Transferred the towel from my left hand to right so that I could put my window down while I figured out the missing towel dilemma that Carla had so thoughtlessly put me in.

Got out, feeling incomplete and unprepared, I transferred the towel back to my left hand as I pressed the remote to lock the car.

Walked into the gym, feeling naked, towel hanging from my left hand, pissed off that Carla had done this to me.

Eager to finish up quickly and confront her, I hoped she would be home from her graveyard shift when I got back. I was getting myself more worked up thinking of the many times this kind of thing has happened in the past, especially with my tools. She knows how much I hate for her to use and misplace my tools. They always need to be in their specific place! (it’s never her fault when one is missing, always mine).

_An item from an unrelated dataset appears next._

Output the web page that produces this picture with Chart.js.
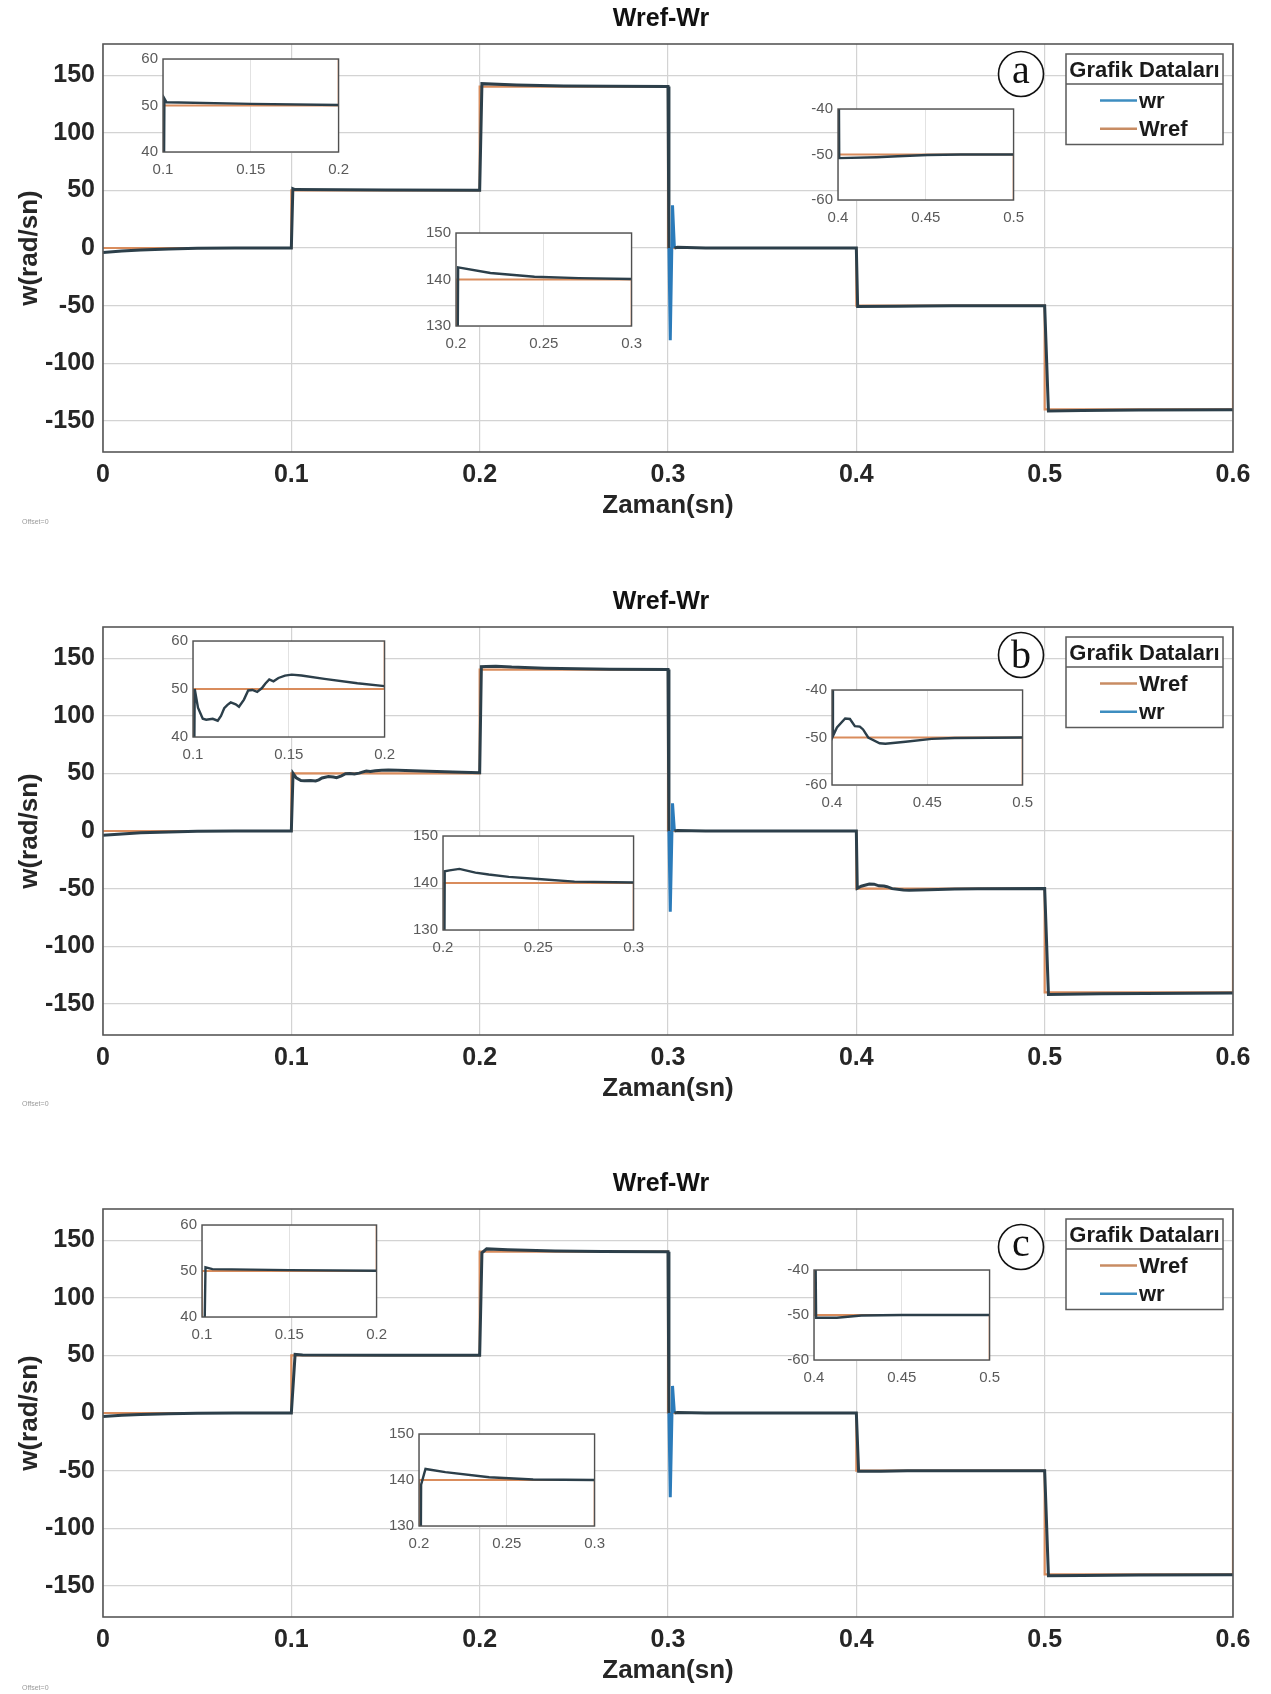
<!DOCTYPE html>
<html>
<head>
<meta charset="utf-8">
<title>Wref-Wr</title>
<script src="https://cdn.jsdelivr.net/npm/chart.js@4.4.1/dist/chart.umd.min.js"></script>
<style>
  html, body { margin: 0; padding: 0; background: #fff; }
  #page { position: relative; width: 1271px; height: 1694px; overflow: hidden; }
  #page canvas { position: absolute; }
  .offset { position: absolute; left: 22px; font: 7px "Liberation Sans", Arial, sans-serif; color: #9a9a9a; }
</style>
</head>
<body>
<div id="page"></div>
<script>
/* ── data ─────────────────────────────────────────── */
const xTicks = [0, 0.1, 0.2, 0.3, 0.4, 0.5, 0.6];
const yTicks = [-150, -100, -50, 0, 50, 100, 150];

// zoom windows
const inset1X = [0.1, 0.15, 0.2],  inset1Y = [40, 50, 60];
const inset2X = [0.2, 0.25, 0.3],  inset2Y = [130, 140, 150];
const inset3X = [0.4, 0.45, 0.5],  inset3Y = [-60, -50, -40];

// reference speed Wref (same for every run)
const refT = [0, 0.1, 0.1, 0.2, 0.2, 0.3, 0.3, 0.4, 0.4, 0.5, 0.5, 0.6, 0.6];
const refW = [0, 0, 50, 50, 140, 140, 0, 0, -50, -50, -140, -140, 0];

// measured speed wr, run (a)
const wrT_a = [0, 0.01, 0.02, 0.035, 0.05, 0.07, 0.1, 0.1008, 0.102, 0.15, 0.2,
  0.2012, 0.2196, 0.2447, 0.2698, 0.3, 0.3005, 0.3012, 0.3024, 0.3034, 0.305, 0.32,
  0.4, 0.4007, 0.422, 0.434, 0.451, 0.47, 0.5, 0.502, 0.52, 0.55, 0.6];
const wrW_a = [-4, -2.6, -1.7, -0.8, -0.3, 0, 0, 51.5, 50.7, 50.35, 50.1,
  142.6, 141.4, 140.6, 140.3, 140.1, 0, -80, 37, 0, 0.6, 0,
  0, -50.8, -50.6, -50.4, -50.1, -50, -50, -141.5, -141.1, -140.6, -140.3];

// measured speed wr, run (b)
const wrT_b = [0, 0.01, 0.02, 0.035, 0.05, 0.07, 0.1, 0.1009, 0.1026, 0.1051, 0.1069,
  0.1103, 0.1129, 0.1146, 0.1163, 0.118, 0.1197, 0.1223, 0.124, 0.1266, 0.1288, 0.131,
  0.1335, 0.136, 0.1377, 0.1398, 0.142, 0.1446, 0.148, 0.1515, 0.1566, 0.1686, 0.1858, 0.2,
  0.2009, 0.2034, 0.2086, 0.217, 0.224, 0.2345, 0.2517, 0.269, 0.3,
  0.3005, 0.3012, 0.3024, 0.3034, 0.305, 0.32,
  0.4, 0.4005, 0.4026, 0.4069, 0.4094, 0.412, 0.4146, 0.4163, 0.419, 0.425,
  0.428, 0.4386, 0.4523, 0.4643, 0.5, 0.502, 0.53, 0.6];
const wrW_b = [-3.8, -2.5, -1.6, -0.8, -0.3, 0, 0, 50, 46.1, 43.8, 43.6,
  43.8, 43.4, 44.4, 46, 46.7, 47.2, 46.8, 46.3, 47.8, 49.7, 49.8,
  49.4, 50.2, 51.1, 52, 51.6, 52.3, 52.8, 53, 52.8, 52.1, 51.2, 50.6,
  142.5, 142.7, 143, 142.2, 141.8, 141.3, 140.8, 140.3, 140.1,
  0, -70, 24, 0, 0.5, 0,
  0, -49.7, -47.9, -46, -46.1, -47.6, -47.7, -48.3, -50, -51.2,
  -51.3, -50.9, -50.3, -50.1, -50, -141.8, -141.2, -140.6];

// measured speed wr, run (c)
const wrT_c = [0, 0.01, 0.02, 0.035, 0.05, 0.07, 0.1, 0.102, 0.106, 0.15, 0.2,
  0.2012, 0.2037, 0.215, 0.24, 0.265, 0.3, 0.3005, 0.3012, 0.3024, 0.3034, 0.305, 0.32,
  0.4, 0.4012, 0.413, 0.427, 0.45, 0.5, 0.502, 0.52, 0.55, 0.6];
const wrW_c = [-3, -2, -1.3, -0.6, -0.2, 0, 0, 50.8, 50.4, 50.2, 50.05,
  139, 142.4, 141.7, 140.6, 140.1, 140, 0, -73, 23.5, 0, 0.5, 0,
  0, -50.6, -50.6, -50.1, -50, -50, -141.3, -141, -140.6, -140.3];

/* ── style ────────────────────────────────────────── */
const FONT = '"Liberation Sans", Arial, Helvetica, sans-serif';
const WR_COLOR    = '#2c3f4a';
const SPIKE_COLOR = '#2b7bba';
const REF_COLOR   = '#d98c5c';
const WR_KEY      = '#3d8dc0';   // legend swatches
const REF_KEY     = '#c88c63';

// layout of the three panels (page pixels)
const panels = [
  { letter: 'a', top: 0,    wrT: wrT_a, wrW: wrW_a, keys: ['wr', 'Wref'], circleY: 30, offsetY: 518,
    insets: [[163, 57, 342, 152], [456, 231, 635, 326], [838, 107, 1017, 200]] },
  { letter: 'b', top: 583,  wrT: wrT_b, wrW: wrW_b, keys: ['Wref', 'wr'], circleY: 28, offsetY: 1100,
    insets: [[193, 639, 388, 737], [443, 834, 637, 930], [832, 688, 1026, 785]] },
  { letter: 'c', top: 1165, wrT: wrT_c, wrW: wrW_c, keys: ['Wref', 'wr'], circleY: 38, offsetY: 1684,
    insets: [[202, 1223, 380, 1317], [419, 1432, 598, 1526], [814, 1268, 993, 1360]] },
];

const page = document.getElementById('page');

function pts(ts, vs) { return ts.map((t, i) => ({ x: t, y: vs[i] })); }
function fixedTicks(values) { return s => { s.ticks = values.map(v => ({ value: v })); }; }
const spikeSeg = c => (c.p0.parsed.x >= 0.3004 && c.p0.parsed.x < 0.3033) ? SPIKE_COLOR : undefined;

/* ─── plugins ──────────────────────────────────────── */
const framePlugin = {
  id: 'frame',
  beforeDraw(chart, args, o) {
    if (!o.fill) return;
    const a = chart.chartArea, ctx = chart.ctx;
    ctx.save();
    ctx.fillStyle = o.fill;
    ctx.fillRect(a.left, a.top, a.width, a.height);
    ctx.restore();
  },
  afterDraw(chart, args, o) {
    const a = chart.chartArea, ctx = chart.ctx;
    ctx.save();
    ctx.strokeStyle = o.color;
    ctx.lineWidth = o.width;
    ctx.strokeRect(a.left, a.top, a.width, a.height);
    ctx.restore();
  }
};

function makeExtras(p) {
  return {
    id: 'extras',
    afterDraw(chart) {
      const ctx = chart.ctx, a = chart.chartArea;
      ctx.save();
      // title
      ctx.fillStyle = '#111';
      ctx.font = `bold 25px ${FONT}`;
      ctx.textAlign = 'center';
      ctx.textBaseline = 'middle';
      ctx.fillText('Wref-Wr', 661, a.top - 24.5);

      // circled letter
      const cx = 1021, cy = a.top + p.circleY;
      ctx.beginPath();
      ctx.arc(cx, cy, 22.5, 0, Math.PI * 2);
      ctx.fillStyle = '#fff';
      ctx.fill();
      ctx.strokeStyle = '#111';
      ctx.lineWidth = 1.6;
      ctx.stroke();
      ctx.fillStyle = '#111';
      ctx.font = '40px "Liberation Serif", "DejaVu Serif", serif';
      ctx.textBaseline = 'alphabetic';
      ctx.fillText(p.letter, cx, cy + (p.letter === 'b' ? 13 : 9));

      // legend box
      const x0 = 1066, x1 = 1223, y0 = a.top + 10, y1 = a.top + 100.5;
      ctx.fillStyle = '#fff';
      ctx.fillRect(x0, y0, x1 - x0, y1 - y0);
      ctx.strokeStyle = '#5a5a5a';
      ctx.lineWidth = 1.5;
      ctx.strokeRect(x0, y0, x1 - x0, y1 - y0);
      ctx.beginPath();
      ctx.moveTo(x0, a.top + 40);
      ctx.lineTo(x1, a.top + 40);
      ctx.stroke();
      ctx.fillStyle = '#1a1a1a';
      ctx.font = `bold 22px ${FONT}`;
      ctx.textAlign = 'center';
      ctx.textBaseline = 'middle';
      ctx.fillText('Grafik Dataları', (x0 + x1) / 2, a.top + 27);
      ctx.textAlign = 'left';
      p.keys.forEach((k, i) => {
        const y = a.top + 56.5 + i * 28.3;
        ctx.strokeStyle = k === 'wr' ? WR_KEY : REF_KEY;
        ctx.lineWidth = 2.6;
        ctx.beginPath();
        ctx.moveTo(1100, y);
        ctx.lineTo(1137, y);
        ctx.stroke();
        ctx.fillStyle = '#1a1a1a';
        ctx.fillText(k, 1139, y + 1);
      });
      ctx.restore();
    }
  };
}

/* ─── charts ───────────────────────────────────────── */
function datasets(p, wrWidth, refWidth) {
  return [
    { label: 'wr', data: pts(p.wrT, p.wrW), borderColor: WR_COLOR, borderWidth: wrWidth,
      order: 0, segment: { borderColor: spikeSeg } },
    { label: 'Wref', data: pts(refT, refW), borderColor: REF_COLOR, borderWidth: refWidth, order: 1 },
  ];
}

function mainChart(p) {
  const cv = document.createElement('canvas');
  cv.width = 1271; cv.height = 532;
  cv.style.left = '0px';
  cv.style.top = p.top + 'px';
  page.appendChild(cv);

  const tickFont = { family: FONT, size: 25, weight: 'bold' };
  const titleFont = { family: FONT, size: 26, weight: 'bold' };

  new Chart(cv, {
    type: 'line',
    data: { datasets: datasets(p, 3, 2.2) },
    options: {
      responsive: false,
      animation: false,
      devicePixelRatio: 1,
      layout: { padding: { top: 44, right: 38, left: 0, bottom: 0 } },
      elements: { point: { radius: 0 }, line: { tension: 0 } },
      plugins: {
        legend: { display: false },
        tooltip: { enabled: false },
        frame: { color: '#585858', width: 1.6 },
      },
      scales: {
        x: {
          type: 'linear', min: 0, max: 0.6,
          afterBuildTicks: fixedTicks(xTicks),
          afterFit: s => { s.height = 80; },
          ticks: { font: tickFont, color: '#262626', padding: 8.5, maxRotation: 0, autoSkip: false,
                   callback: v => String(v) },
          grid: { color: '#d3d3d3', lineWidth: 1.2, drawTicks: false },
          border: { display: false },
          title: { display: true, text: 'Zaman(sn)', font: titleFont, color: '#262626',
                   padding: { top: 0, bottom: 10.4 } },
        },
        y: {
          type: 'linear', min: -177, max: 177,
          afterBuildTicks: fixedTicks(yTicks),
          afterFit: s => { s.width = 103; },
          ticks: { font: tickFont, color: '#262626', padding: 8, autoSkip: false,
                   callback: v => String(v) },
          grid: { color: '#d3d3d3', lineWidth: 1.2, drawTicks: false },
          border: { display: false },
          title: { display: true, text: 'w(rad/sn)', font: titleFont, color: '#262626',
                   padding: { top: 14.4, bottom: 0 } },
        },
      },
    },
    plugins: [framePlugin, makeExtras(p)],
  });
}

function insetChart(p, box, tx, ty) {
  const padL = 32, padT = 12, padR = 16, padB = 30;
  const w = box[2] - box[0], h = box[3] - box[1];
  const cv = document.createElement('canvas');
  cv.width = w + padL + padR; cv.height = h + padT + padB;
  cv.style.left = (box[0] - padL) + 'px';
  cv.style.top = (box[1] - padT) + 'px';
  page.appendChild(cv);

  const tickFont = { family: FONT, size: 15 };
  new Chart(cv, {
    type: 'line',
    data: { datasets: datasets(p, 2.4, 1.8) },
    options: {
      responsive: false,
      animation: false,
      devicePixelRatio: 1,
      layout: { padding: { top: padT, right: padR, left: 0, bottom: 0 } },
      elements: { point: { radius: 0 }, line: { tension: 0 } },
      plugins: {
        legend: { display: false },
        tooltip: { enabled: false },
        frame: { color: '#505050', width: 1.4, fill: '#fff' },
      },
      scales: {
        x: {
          type: 'linear', min: tx[0], max: tx[tx.length - 1],
          afterBuildTicks: fixedTicks(tx),
          afterFit: s => { s.height = padB; },
          ticks: { font: tickFont, color: '#5a5a5a', padding: 9, maxRotation: 0, autoSkip: false,
                   callback: v => String(v) },
          grid: { color: '#e2e2e2', lineWidth: 1, drawTicks: false },
          border: { display: false },
        },
        y: {
          type: 'linear', min: ty[0], max: ty[ty.length - 1],
          afterBuildTicks: fixedTicks(ty),
          afterFit: s => { s.width = padL; },
          ticks: { font: tickFont, color: '#5a5a5a', padding: 5, autoSkip: false,
                   callback: v => String(v) },
          grid: { color: '#e2e2e2', lineWidth: 1, drawTicks: false },
          border: { display: false },
        },
      },
    },
    plugins: [framePlugin],
  });
}

panels.forEach(p => {
  mainChart(p);
  insetChart(p, p.insets[0], inset1X, inset1Y);
  insetChart(p, p.insets[1], inset2X, inset2Y);
  insetChart(p, p.insets[2], inset3X, inset3Y);
  const off = document.createElement('div');
  off.className = 'offset';
  off.style.top = p.offsetY + 'px';
  off.textContent = 'Offset=0';
  page.appendChild(off);
});
</script>
</body>
</html>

She does this stuff to me all the time. I can only be pushed so far and I’m going to let her know it.

I'm tired of being Mr Nice Guy. This shit ends today!






Cry Me A River...




My nephew is an international musical superstar. I would reveal his name but out of fear of my being kidnapped and held for ransom, it’s just not safe for me to do so.

Sadly, I’m unsure of just how much of his many millions he would part with to save me anyway. 

Enough for some vending machine snacks but probably not enough for the bad guys to drop me off back home other than in a rolled up oriental rug.

But it was great to have a discussion with such a music “insider”. He asked: “Who cries more, Garth Brooks or Vince Gill?

Apparently both have a designated “crying time” clause in their contracts, allotting water-works for every interview and all spoken time onstage.

As they approach the later stages of their respective careers, the buzz is that they plan to branch out with a joint venture of their own, a service company.

“Cry Me a River” provides grief or joy facilitators for a wide variety of events. Professional criers enhance the experience at weddings and funerals, retirement parties and homecomings. From “Dad’s got cancer of the gizzard and only hours to live, to Betty Jo’s new baby looks fairly normal!” These facilitators can cry in a heartbeat…out of sorrow or joy.

Pricing is the same either way.

It’s an all-male company based on the belief in this country that men don’t cry. The thinking is that something must really be serious if a man in the crowd is sobbing uncontrollably. Others join in automatically.

Crying is contagious.

It’s like one person barfing in a group, the people around him look at it, think about it, smell it, and barf uncontrollably. Everyone joins in, floors get slippery.

That’s an additional service offered by the boys from Nashville.

Projectile vomiting on demand is a great way to clear a room... or maybe a Trump rally.

Then everyone can have a nice cathartic cry afterward.